We can’t afford silence in the face of growing mob violence
To govern in a crisis is to act decisively. But on Thursday night and early Friday, as mob violence struck the country's two leading newspapers, the interim administration initially chose something else entirely: a terrifying, paralysis-inducing silence. Vandalism and arson attacks on the offices of The Daily Star and Prothom Alo were not merely acts of destruction. They were orchestrated assaults on the intellectual infrastructure of Bangladesh. As attackers laid siege to the newsrooms, trapping terrified employees inside while fire service vehicles were forcibly held back, the state machinery stood down. Law enforcement agencies were largely spectators; the administration remained mute. For a government that rose from the ashes of an uprising promising a restoration of democratic values, this abdication of duty is morally repugnant.
The details, as recounted and analysed by journalists, civil society leaders, and politicians in a protest meeting on Monday, are chilling. When The Daily Star was attacked, pleas for help dissolved into smoke. As one editor put it, the struggle has morphed from a fight for freedom of expression into a primal fight for the right to live.

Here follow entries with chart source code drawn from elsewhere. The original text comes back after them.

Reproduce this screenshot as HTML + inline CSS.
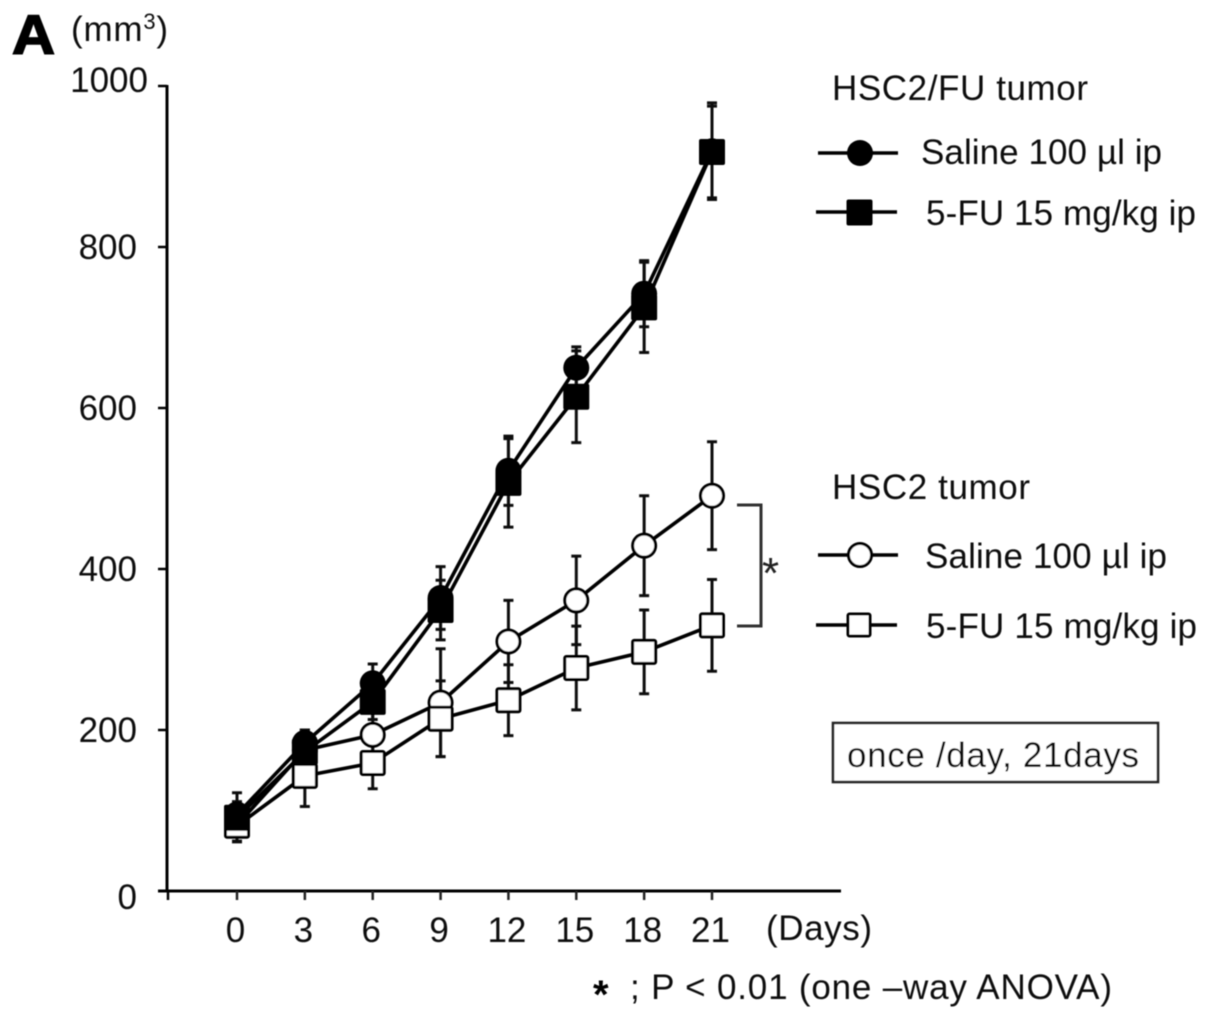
<!DOCTYPE html>
<html lang="en">
<head>
<meta charset="utf-8">
<title>Tumor volume chart</title>
<style>
html,body{margin:0;padding:0;background:#fff;width:1205px;height:1023px;overflow:hidden}
svg{display:block}
text{font-family:"Liberation Sans",Arial,sans-serif;font-size:35px;fill:#111}
</style>
</head>
<body>
<svg id="chart" xmlns="http://www.w3.org/2000/svg" width="1205" height="1023" viewBox="0 0 1205 1023">
  <defs>
    <filter id="soft" x="-2%" y="-2%" width="104%" height="104%"><feGaussianBlur stdDeviation="0.65"/></filter>
  </defs>
  <rect width="1205" height="1023" fill="#fff"/>
  <g id="root" filter="url(#soft)">
    <text x="12" y="54" textLength="43" lengthAdjust="spacingAndGlyphs" style="font-size:56px;font-weight:bold;fill:#000;stroke:#000;stroke-width:1.6">A</text>
    <text x="71" y="41" textLength="97" lengthAdjust="spacing">(mm<tspan dy="-12" style="font-size:22px">3</tspan><tspan dy="12">)</tspan></text>

    <g id="axes"></g>
    <g id="series"></g>

    <text x="766" y="940" textLength="106" lengthAdjust="spacing">(Days)</text>

    <g>
      <text x="832" y="100" textLength="256" lengthAdjust="spacing">HSC2/FU tumor</text>
      <g>
        <line x1="818" y1="153" x2="898" y2="153" stroke="#000" stroke-width="3.5"/>
        <circle cx="860" cy="153" r="13" fill="#000"/>
        <text x="921" y="164" textLength="241" lengthAdjust="spacing">Saline 100 µl ip</text>
      </g>
      <g>
        <line x1="816" y1="212" x2="897" y2="212" stroke="#000" stroke-width="3.5"/>
        <rect x="846.5" y="199.5" width="26" height="26" rx="2" fill="#000"/>
        <text x="926" y="225" textLength="270" lengthAdjust="spacing">5-FU 15 mg/kg ip</text>
      </g>
    </g>

    <g>
      <text x="832" y="499" textLength="198" lengthAdjust="spacing">HSC2 tumor</text>
      <g>
        <line x1="818" y1="555" x2="898" y2="555" stroke="#000" stroke-width="3.5"/>
        <circle cx="860" cy="555" r="11.5" fill="#fff" stroke="#000" stroke-width="3"/>
        <text x="925" y="568" textLength="242" lengthAdjust="spacing">Saline 100 µl ip</text>
      </g>
      <g>
        <line x1="816" y1="625" x2="897" y2="625" stroke="#000" stroke-width="3.5"/>
        <rect x="848" y="614" width="22" height="22" rx="1.5" fill="#fff" stroke="#000" stroke-width="3"/>
        <text x="926" y="638" textLength="271" lengthAdjust="spacing">5-FU 15 mg/kg ip</text>
      </g>
    </g>

    <g>
      <path d="M737 505H761V626H737" fill="none" stroke="#333" stroke-width="3"/>
      <text x="762" y="588" style="font-size:44px;fill:#222">*</text>
    </g>

    <g>
      <rect x="833" y="723" width="325" height="59" fill="#fff" stroke="#222" stroke-width="2.6"/>
      <text x="847" y="767" textLength="292" lengthAdjust="spacing">once /day, 21days</text>
    </g>

    <g>
      <text x="593" y="1008" style="font-size:40px;font-weight:bold;fill:#000">*</text>
      <text x="630" y="999" textLength="482" lengthAdjust="spacing">; P &lt; 0.01 (one –way ANOVA)</text>
    </g>
  </g>
</svg>
<script>
// Chart data
var days = [0, 3, 6, 9, 12, 15, 18, 21];
var yTicks = [0, 200, 400, 600, 800, 1000];

var fuSalineValues = [95, 184, 258, 364, 522, 650, 742, 919];
var fuSalineErrors = [27, 16, 24, 39, 43, 26, 41, 60];
var fuDrugValues = [91, 173, 235, 349, 507, 614, 725, 918];
var fuDrugErrors = [20, 18, 22, 37, 55, 57, 56, 57];
var hscSalineValues = [82, 175, 194, 234, 310, 361, 429, 491];
var hscSalineErrors = [20, 25, 37, 67, 51, 55, 62, 67];
var hscDrugValues = [81, 143, 159, 214, 237, 277, 297, 330];
var hscDrugErrors = [20, 38, 32, 47, 44, 52, 52, 57];

// Axis functions
function xScale(day) { return 237 + day * (712 - 237) / 21; }
function yScale(v) { return 891 - v * 0.805; }

var NS = 'http://www.w3.org/2000/svg';
function make(tag, attrs, parent) {
  var e = document.createElementNS(NS, tag);
  for (var k in attrs) { e.setAttribute(k, attrs[k]); }
  parent.appendChild(e);
  return e;
}

var axes = document.getElementById('axes');
var seriesLayer = document.getElementById('series');

var yAxis = make('line', {x1: 167, y1: 85, x2: 167, y2: 892, stroke: '#000', 'stroke-width': 3}, axes);


var xAxis = make('line', {x1: 158, y1: 891, x2: 841, y2: 891, stroke: '#000', 'stroke-width': 3}, axes);



yTicks.forEach(function (v) {
  var y = yScale(v);
  var tick = make('line', {x1: 158, y1: y, x2: 167, y2: y, stroke: '#000', 'stroke-width': 2.5}, axes);
  
  
  var label = make('text', {x: v === 1000 ? 148 : 137, y: y + (v === 0 ? 18 : (v === 1000 ? 6 : 12)), 'text-anchor': 'end'}, axes);
  label.textContent = String(v);
  
  
});

make('line', {x1: 168, y1: 891, x2: 168, y2: 900, stroke: '#000', 'stroke-width': 2.5}, axes);
days.forEach(function (d) {
  var x = xScale(d);
  var tick = make('line', {x1: x, y1: 891, x2: x, y2: 900, stroke: '#222', 'stroke-width': 2.5}, axes);
  
  
  var label = make('text', {x: x - 1.5, y: 942, 'text-anchor': 'middle'}, axes);
  label.textContent = String(d);
  
  
});

function drawErrors(values, errors, group) {
  values.forEach(function (v, i) {
    var x = xScale(days[i]);
    var top = yScale(v + errors[i]);
    var bottom = yScale(v - errors[i]);
    var bar = make('path', {
      d: 'M' + x + ' ' + top + 'V' + bottom + 'M' + (x - 5) + ' ' + top + 'H' + (x + 5) + 'M' + (x - 5) + ' ' + bottom + 'H' + (x + 5),
      fill: 'none', stroke: '#111', 'stroke-width': 3
    }, group);
    
    
  });
}

function drawLine(values, group) {
  var pts = values.map(function (v, i) { return xScale(days[i]) + ',' + yScale(v); }).join(' ');
  var line = make('polyline', {points: pts, fill: 'none', stroke: '#000', 'stroke-width': 3.6, 'stroke-linejoin': 'round'}, group);
  
  
}

function drawMarkers(values, shape, filled, group) {
  values.forEach(function (v, i) {
    var x = xScale(days[i]);
    var y = yScale(v);
    var m;
    if (shape === 'circle') {
      m = make('circle', filled
        ? {cx: x, cy: y, r: 13, fill: '#000'}
        : {cx: x, cy: y, r: 11.5, fill: '#fff', stroke: '#000', 'stroke-width': 3}, group);
    } else {
      m = make('rect', filled
        ? {x: x - 13, y: y - 13, width: 26, height: 26, rx: 2, fill: '#000'}
        : {x: x - 11.5, y: y - 11.5, width: 23, height: 23, rx: 1.5, fill: '#fff', stroke: '#000', 'stroke-width': 3}, group);
    }
    
    
  });
}

var seriesList = [
  {values: hscDrugValues, errors: hscDrugErrors},
  {values: hscSalineValues, errors: hscSalineErrors},
  {values: fuSalineValues, errors: fuSalineErrors},
  {values: fuDrugValues, errors: fuDrugErrors}
];

// Draw order: open circle under open square at early days, filled series on top
seriesList.forEach(function (s) { drawErrors(s.values, s.errors, seriesLayer); });
seriesList.forEach(function (s) { drawLine(s.values, seriesLayer); });
drawMarkers(hscSalineValues, 'circle', false, seriesLayer);
drawMarkers(hscDrugValues, 'rect', false, seriesLayer);
drawMarkers(fuSalineValues, 'circle', true, seriesLayer);
drawMarkers(fuDrugValues, 'rect', true, seriesLayer);
</script>
</body>
</html>
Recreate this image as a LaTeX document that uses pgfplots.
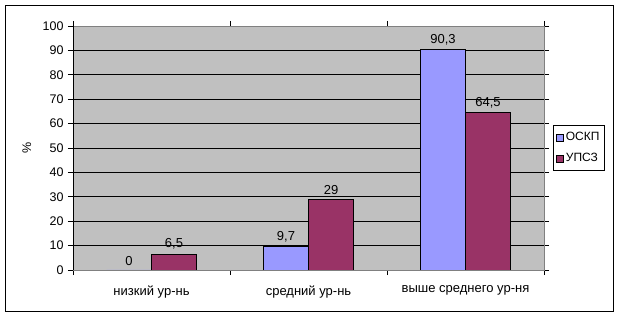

This lawlessness is symptomatic of a broader malaise. Since the fall of the previous regime, a dangerous form of "mobocracy" has rushed in to fill the power vacuum. Groups inciting chaos under the banner of "justice"—often co-opting the slogans of the very student movement that brought this government to power—are operating with impunity. They have also targeted cultural institutions such as Chhayanaut, seeking to dismantle our pluralistic identity. When the state fails to contain violence, it invites anarchy. By refusing to restrain these actors, the interim government is signalling that the streets belong to violent groups.
The government's defenders may argue that the transition is messy, or that the police force is still demoralised. Such explanations are not acceptable in the face of a serious crisis. As one economist has observed, an unelected interim government relies entirely on moral legitimacy to rule. That capital is finite—and it has been burned away by indecision.
The dangers of this inaction are existential. If the press is silenced by arson, democracy itself is severely compromised. The executive director of Transparency International Bangladesh has rightly identified this moment as the entry of "mob rule" into the state structure. A government that tacitly relies on—or is afraid to confront—street violence is not merely weak; it is dysfunctional. With a national election less than two months away, the interim government must now assert the rule of law. It must identify and punish the perpetrators, regardless of whose political slogans they chant, and secure the institutions that make a republic function. Above all, it must end its "mysterious silence," as political leaders have described it.
The 2024 uprising was meant to establish rights, not replace authoritative tyranny with the tyranny of the mob. Leaders across business, law, politics and journalism have drawn a line in the sand and are calling for united resistance. If the government continues to watch from the sidelines while the country's institutions burn or hurt, it will have abandoned its duty entirely, leaving lawlessness to define the nation's future.